→ INFORMATION PROVIDED
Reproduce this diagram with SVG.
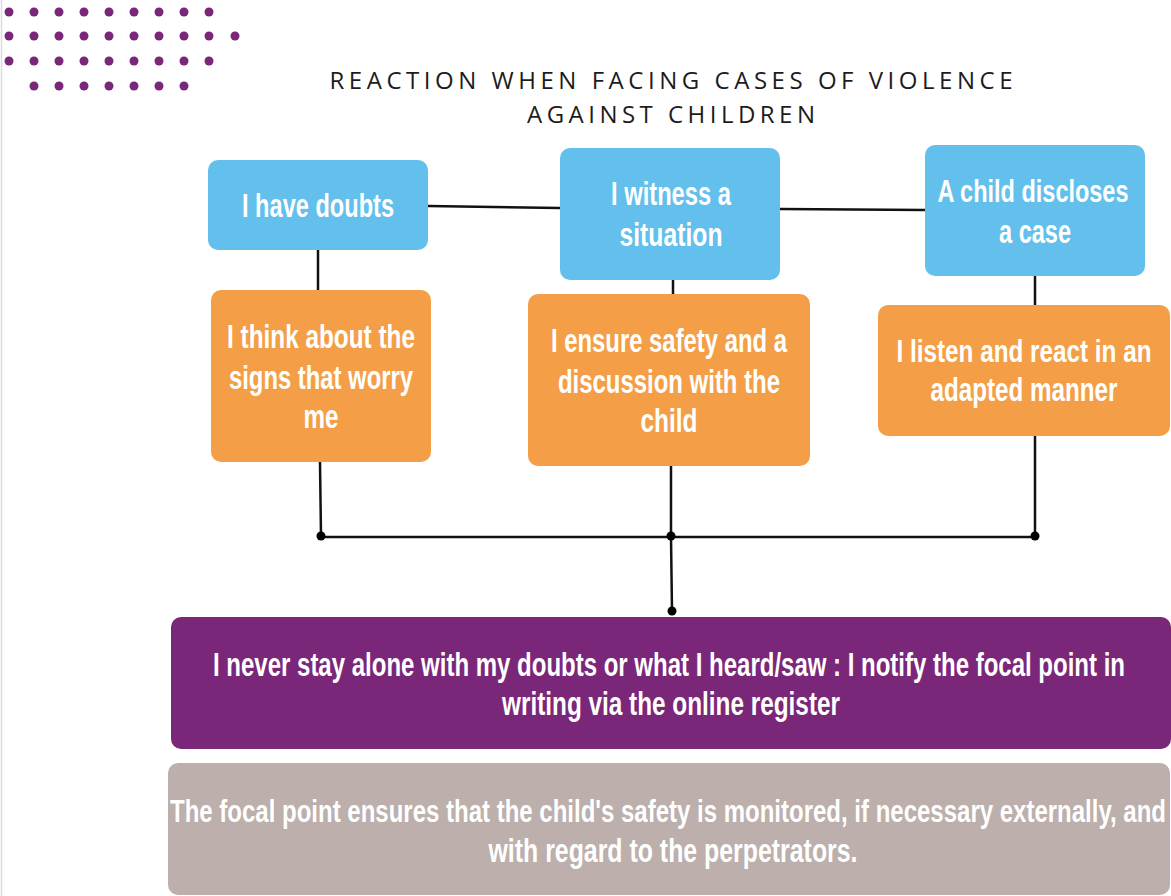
<svg xmlns="http://www.w3.org/2000/svg" width="1171" height="896" viewBox="0 0 1171 896">
<defs>
<style>
.dot{fill:#7A2779}
.box{stroke:none}
.blue{fill:#63BFEB}
.orange{fill:#F49F47}
.purple{fill:#7A2779}
.grey{fill:#BCAFAC}
.lbl{font-family:"Liberation Sans Narrow","Liberation Sans",Arial,sans-serif;font-weight:bold;font-size:34px;fill:#ffffff;text-anchor:middle}
.sm{font-size:31px}
.title{font-family:"Open Sans","Liberation Sans",sans-serif;font-weight:500;font-size:24px;fill:#1c1c1c;text-anchor:middle}
.wire{stroke:#111;stroke-width:2.5;fill:none}
.jn{fill:#000}
</style>
</defs>
<rect width="1171" height="896" fill="#ffffff"/>
<line x1="1.5" y1="0" x2="1.5" y2="896" stroke="#dcdae3" stroke-width="1.5"/>
<g id="dots">
<g class="dot">
<circle cx="9" cy="12" r="4.5"/><circle cx="34" cy="12" r="4.5"/><circle cx="59" cy="12" r="4.5"/><circle cx="84" cy="12" r="4.5"/><circle cx="109" cy="12" r="4.5"/><circle cx="134" cy="12" r="4.5"/><circle cx="159" cy="12" r="4.5"/><circle cx="184" cy="12" r="4.5"/><circle cx="209" cy="12" r="4.5"/>
<circle cx="9" cy="36" r="4.5"/><circle cx="34" cy="36" r="4.5"/><circle cx="59" cy="36" r="4.5"/><circle cx="84" cy="36" r="4.5"/><circle cx="109" cy="36" r="4.5"/><circle cx="134" cy="36" r="4.5"/><circle cx="159" cy="36" r="4.5"/><circle cx="184" cy="36" r="4.5"/><circle cx="209" cy="36" r="4.5"/><circle cx="235" cy="36" r="4.5"/>
<circle cx="9" cy="61" r="4.5"/><circle cx="34" cy="61" r="4.5"/><circle cx="59" cy="61" r="4.5"/><circle cx="84" cy="61" r="4.5"/><circle cx="109" cy="61" r="4.5"/><circle cx="134" cy="61" r="4.5"/><circle cx="159" cy="61" r="4.5"/><circle cx="184" cy="61" r="4.5"/><circle cx="209" cy="61" r="4.5"/>
<circle cx="34" cy="86" r="4.5"/><circle cx="59" cy="86" r="4.5"/><circle cx="84" cy="86" r="4.5"/><circle cx="109" cy="86" r="4.5"/><circle cx="134" cy="86" r="4.5"/><circle cx="159" cy="86" r="4.5"/><circle cx="184" cy="86" r="4.5"/>
</g>
</g>
<g id="title">
<text class="title" x="671" y="89" textLength="683" lengthAdjust="spacing">REACTION WHEN FACING CASES OF VIOLENCE</text>
<text class="title" x="671" y="123" textLength="288" lengthAdjust="spacing">AGAINST CHILDREN</text>
</g>
<g id="connectors">
<line class="wire" x1="428" y1="206" x2="560" y2="208"/>
<line class="wire" x1="780" y1="209" x2="925" y2="210"/>
<line class="wire" x1="318" y1="250" x2="318" y2="290"/>
<line class="wire" x1="673" y1="280" x2="673" y2="294"/>
<line class="wire" x1="1035" y1="276" x2="1035" y2="305"/>
<line class="wire" x1="320" y1="462" x2="321" y2="536"/>
<line class="wire" x1="671" y1="466" x2="671" y2="536"/>
<line class="wire" x1="1035" y1="436" x2="1035" y2="536"/>
<line class="wire" x1="321" y1="537" x2="1035" y2="537"/>
<line class="wire" x1="671" y1="537" x2="672" y2="611"/>
<circle class="jn" cx="321" cy="536" r="4.5"/>
<circle class="jn" cx="671" cy="536" r="4.5"/>
<circle class="jn" cx="1035" cy="536" r="4.5"/>
<circle class="jn" cx="672" cy="611" r="4.5"/>
</g>
<g id="n-doubts">
<rect class="box blue" x="208" y="160" width="220" height="90" rx="10"/>
<text class="lbl" x="318" y="217" textLength="152" lengthAdjust="spacingAndGlyphs">I have doubts</text>
</g>
<g id="n-witness">
<rect class="box blue" x="560" y="148" width="220" height="132" rx="10"/>
<text class="lbl" x="671" y="205" textLength="120" lengthAdjust="spacingAndGlyphs">I witness a</text>
<text class="lbl" x="671" y="246" textLength="103" lengthAdjust="spacingAndGlyphs">situation</text>
</g>
<g id="n-discloses">
<rect class="box blue" x="925" y="145" width="220" height="131" rx="10"/>
<text class="lbl sm" x="1033" y="202" textLength="191" lengthAdjust="spacingAndGlyphs">A child discloses</text>
<text class="lbl" x="1035" y="243" textLength="72" lengthAdjust="spacingAndGlyphs">a case</text>
</g>
<g id="n-think">
<rect class="box orange" x="211" y="290" width="220" height="172" rx="10"/>
<text class="lbl" x="321" y="348" textLength="188" lengthAdjust="spacingAndGlyphs">I think about the</text>
<text class="lbl" x="321" y="389" textLength="184" lengthAdjust="spacingAndGlyphs">signs that worry</text>
<text class="lbl" x="321" y="428" textLength="35" lengthAdjust="spacingAndGlyphs">me</text>
</g>
<g id="n-ensure">
<rect class="box orange" x="528" y="294" width="282" height="172" rx="10"/>
<text class="lbl" x="669" y="352" textLength="236" lengthAdjust="spacingAndGlyphs">I ensure safety and a</text>
<text class="lbl" x="669" y="393" textLength="222" lengthAdjust="spacingAndGlyphs">discussion with the</text>
<text class="lbl" x="669" y="432" textLength="57" lengthAdjust="spacingAndGlyphs">child</text>
</g>
<g id="n-listen">
<rect class="box orange" x="878" y="305" width="292" height="131" rx="10"/>
<text class="lbl sm" x="1024" y="362" textLength="255" lengthAdjust="spacingAndGlyphs">I listen and react in an</text>
<text class="lbl" x="1024" y="401" textLength="187" lengthAdjust="spacingAndGlyphs">adapted manner</text>
</g>
<g id="n-notify">
<rect class="box purple" x="171" y="617" width="1000" height="132" rx="10"/>
<text class="lbl" x="669" y="676" textLength="912" lengthAdjust="spacingAndGlyphs">I never stay alone with my doubts or what I heard/saw : I notify the focal point in</text>
<text class="lbl" x="671" y="715" textLength="338" lengthAdjust="spacingAndGlyphs">writing via the online register</text>
</g>
<g id="n-focal">
<rect class="box grey" x="168" y="763" width="1002" height="132" rx="10"/>
<text class="lbl sm" x="668" y="822" textLength="996" lengthAdjust="spacingAndGlyphs">The focal point ensures that the child's safety is monitored, if necessary externally, and</text>
<text class="lbl" x="673" y="862" textLength="369" lengthAdjust="spacingAndGlyphs">with regard to the perpetrators.</text>
</g>
</svg>
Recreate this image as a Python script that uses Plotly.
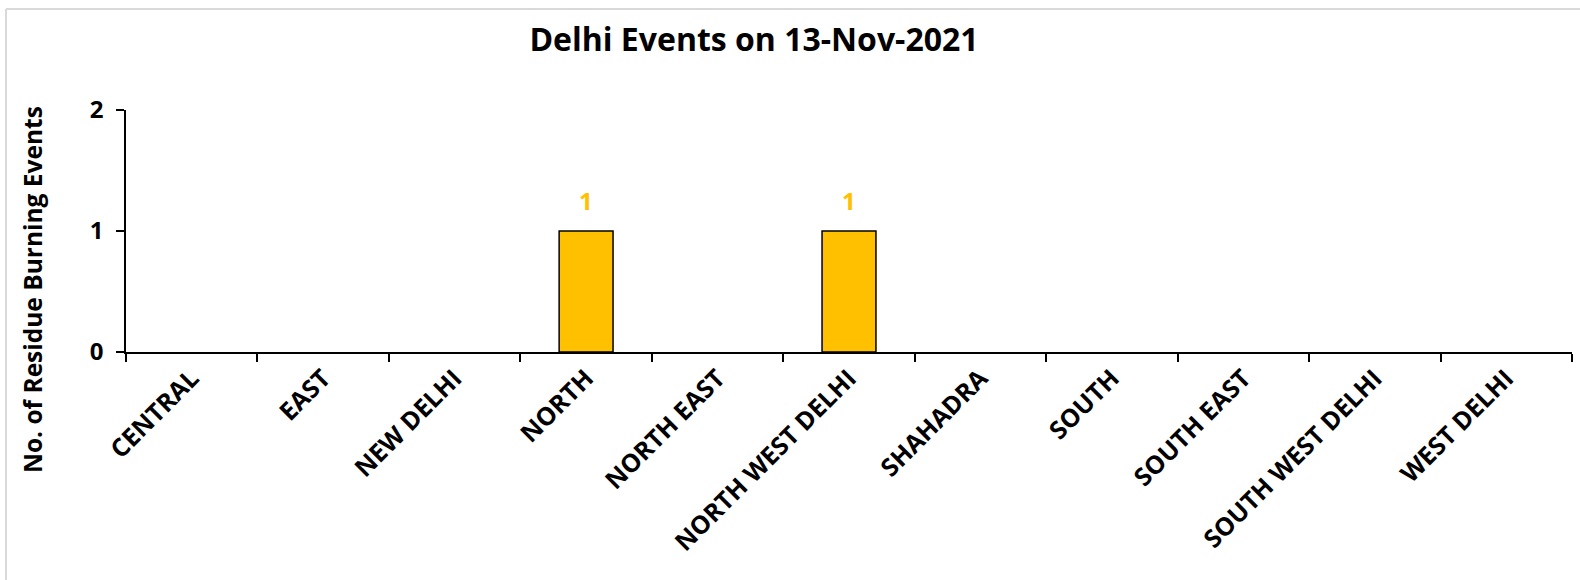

→ PROBLEM TO WORK ON
Each record above should be copied character for character, with pictures dropped.

→ TASK RESULT
Reproduce this diagram with SVG.
<svg xmlns="http://www.w3.org/2000/svg" width="1171" height="896" viewBox="0 0 1171 896">
<defs>
<style>
.dot{fill:#7A2779}
.box{stroke:none}
.blue{fill:#63BFEB}
.orange{fill:#F49F47}
.purple{fill:#7A2779}
.grey{fill:#BCAFAC}
.lbl{font-family:"Liberation Sans Narrow","Liberation Sans",Arial,sans-serif;font-weight:bold;font-size:34px;fill:#ffffff;text-anchor:middle}
.sm{font-size:31px}
.title{font-family:"Open Sans","Liberation Sans",sans-serif;font-weight:500;font-size:24px;fill:#1c1c1c;text-anchor:middle}
.wire{stroke:#111;stroke-width:2.5;fill:none}
.jn{fill:#000}
</style>
</defs>
<rect width="1171" height="896" fill="#ffffff"/>
<line x1="1.5" y1="0" x2="1.5" y2="896" stroke="#dcdae3" stroke-width="1.5"/>
<g id="dots">
<g class="dot">
<circle cx="9" cy="12" r="4.5"/><circle cx="34" cy="12" r="4.5"/><circle cx="59" cy="12" r="4.5"/><circle cx="84" cy="12" r="4.5"/><circle cx="109" cy="12" r="4.5"/><circle cx="134" cy="12" r="4.5"/><circle cx="159" cy="12" r="4.5"/><circle cx="184" cy="12" r="4.5"/><circle cx="209" cy="12" r="4.5"/>
<circle cx="9" cy="36" r="4.5"/><circle cx="34" cy="36" r="4.5"/><circle cx="59" cy="36" r="4.5"/><circle cx="84" cy="36" r="4.5"/><circle cx="109" cy="36" r="4.5"/><circle cx="134" cy="36" r="4.5"/><circle cx="159" cy="36" r="4.5"/><circle cx="184" cy="36" r="4.5"/><circle cx="209" cy="36" r="4.5"/><circle cx="235" cy="36" r="4.5"/>
<circle cx="9" cy="61" r="4.5"/><circle cx="34" cy="61" r="4.5"/><circle cx="59" cy="61" r="4.5"/><circle cx="84" cy="61" r="4.5"/><circle cx="109" cy="61" r="4.5"/><circle cx="134" cy="61" r="4.5"/><circle cx="159" cy="61" r="4.5"/><circle cx="184" cy="61" r="4.5"/><circle cx="209" cy="61" r="4.5"/>
<circle cx="34" cy="86" r="4.5"/><circle cx="59" cy="86" r="4.5"/><circle cx="84" cy="86" r="4.5"/><circle cx="109" cy="86" r="4.5"/><circle cx="134" cy="86" r="4.5"/><circle cx="159" cy="86" r="4.5"/><circle cx="184" cy="86" r="4.5"/>
</g>
</g>
<g id="title">
<text class="title" x="671" y="89" textLength="683" lengthAdjust="spacing">REACTION WHEN FACING CASES OF VIOLENCE</text>
<text class="title" x="671" y="123" textLength="288" lengthAdjust="spacing">AGAINST CHILDREN</text>
</g>
<g id="connectors">
<line class="wire" x1="428" y1="206" x2="560" y2="208"/>
<line class="wire" x1="780" y1="209" x2="925" y2="210"/>
<line class="wire" x1="318" y1="250" x2="318" y2="290"/>
<line class="wire" x1="673" y1="280" x2="673" y2="294"/>
<line class="wire" x1="1035" y1="276" x2="1035" y2="305"/>
<line class="wire" x1="320" y1="462" x2="321" y2="536"/>
<line class="wire" x1="671" y1="466" x2="671" y2="536"/>
<line class="wire" x1="1035" y1="436" x2="1035" y2="536"/>
<line class="wire" x1="321" y1="537" x2="1035" y2="537"/>
<line class="wire" x1="671" y1="537" x2="672" y2="611"/>
<circle class="jn" cx="321" cy="536" r="4.5"/>
<circle class="jn" cx="671" cy="536" r="4.5"/>
<circle class="jn" cx="1035" cy="536" r="4.5"/>
<circle class="jn" cx="672" cy="611" r="4.5"/>
</g>
<g id="n-doubts">
<rect class="box blue" x="208" y="160" width="220" height="90" rx="10"/>
<text class="lbl" x="318" y="217" textLength="152" lengthAdjust="spacingAndGlyphs">I have doubts</text>
</g>
<g id="n-witness">
<rect class="box blue" x="560" y="148" width="220" height="132" rx="10"/>
<text class="lbl" x="671" y="205" textLength="120" lengthAdjust="spacingAndGlyphs">I witness a</text>
<text class="lbl" x="671" y="246" textLength="103" lengthAdjust="spacingAndGlyphs">situation</text>
</g>
<g id="n-discloses">
<rect class="box blue" x="925" y="145" width="220" height="131" rx="10"/>
<text class="lbl sm" x="1033" y="202" textLength="191" lengthAdjust="spacingAndGlyphs">A child discloses</text>
<text class="lbl" x="1035" y="243" textLength="72" lengthAdjust="spacingAndGlyphs">a case</text>
</g>
<g id="n-think">
<rect class="box orange" x="211" y="290" width="220" height="172" rx="10"/>
<text class="lbl" x="321" y="348" textLength="188" lengthAdjust="spacingAndGlyphs">I think about the</text>
<text class="lbl" x="321" y="389" textLength="184" lengthAdjust="spacingAndGlyphs">signs that worry</text>
<text class="lbl" x="321" y="428" textLength="35" lengthAdjust="spacingAndGlyphs">me</text>
</g>
<g id="n-ensure">
<rect class="box orange" x="528" y="294" width="282" height="172" rx="10"/>
<text class="lbl" x="669" y="352" textLength="236" lengthAdjust="spacingAndGlyphs">I ensure safety and a</text>
<text class="lbl" x="669" y="393" textLength="222" lengthAdjust="spacingAndGlyphs">discussion with the</text>
<text class="lbl" x="669" y="432" textLength="57" lengthAdjust="spacingAndGlyphs">child</text>
</g>
<g id="n-listen">
<rect class="box orange" x="878" y="305" width="292" height="131" rx="10"/>
<text class="lbl sm" x="1024" y="362" textLength="255" lengthAdjust="spacingAndGlyphs">I listen and react in an</text>
<text class="lbl" x="1024" y="401" textLength="187" lengthAdjust="spacingAndGlyphs">adapted manner</text>
</g>
<g id="n-notify">
<rect class="box purple" x="171" y="617" width="1000" height="132" rx="10"/>
<text class="lbl" x="669" y="676" textLength="912" lengthAdjust="spacingAndGlyphs">I never stay alone with my doubts or what I heard/saw : I notify the focal point in</text>
<text class="lbl" x="671" y="715" textLength="338" lengthAdjust="spacingAndGlyphs">writing via the online register</text>
</g>
<g id="n-focal">
<rect class="box grey" x="168" y="763" width="1002" height="132" rx="10"/>
<text class="lbl sm" x="668" y="822" textLength="996" lengthAdjust="spacingAndGlyphs">The focal point ensures that the child's safety is monitored, if necessary externally, and</text>
<text class="lbl" x="673" y="862" textLength="369" lengthAdjust="spacingAndGlyphs">with regard to the perpetrators.</text>
</g>
</svg>
Recreate this image as a Python script that uses Plotly.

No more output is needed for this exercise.